As so many things in Gaelic orthography which seem to be random, this isn't either. What the spelling is trying to reflect here with some of the most commonly used verbs is a phenomenon of spoken Gaelic - the distinction between what we have chosen to call 'neutral' and 'stressed forms'.

Neutral means that the verb is used without putting particular stress on it, for example because something else is stressed in the sentence or because it is just a simple statement or question you are making. Stressed means that for whatever reason, for example in answering a question or when stressing the verbal elelemt of the sentence, you are putting emphasis on the answer.

This is very common in languages - they differ in how exactly they do it though. Gaelic does two things - it lengthens the vowel of the stressed verbs and splits the single syllabe into two. Huh? Well, let's look at an example:


1. Thuirt mi ris dol ann 2. An dubhairt? 3. Thubhairt! I told him to go there. Did you? I did!

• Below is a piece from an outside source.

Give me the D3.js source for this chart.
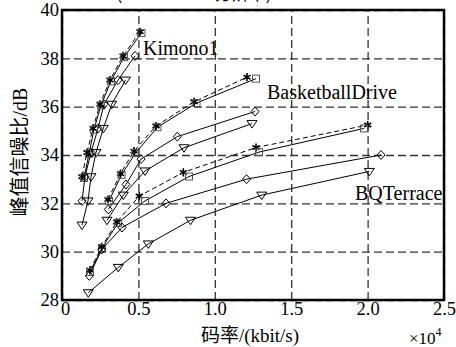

The first thuirt has quite a short vowel and has just one syllable. The other two on the other hand are "drawn out" somewhat and now there are two syllables. It's as similar difference as in English "Yes" and "Ye-es!" in terms of syllables - although it's still the same vowel, it's longer and there is kind of a break in between.

In general there is a tendency to lengthen the vowels slightly in stressed verbs, e.g. in:


1. Mhol mi an latha dhà 2. An do mhol? 3. Mol! I greeted him. Did you? Yes!

In the last Mol! the vowel gets ever so slightly lengthened if you do a measurement of the vowels - by no means enough to make it sound like mòl, but just a bit.

So it actually makes sense to have thubhairt AND thuirt when you are writing Gaelic - but however you write it, the important thing is to remember to pronounce them properly when speaking.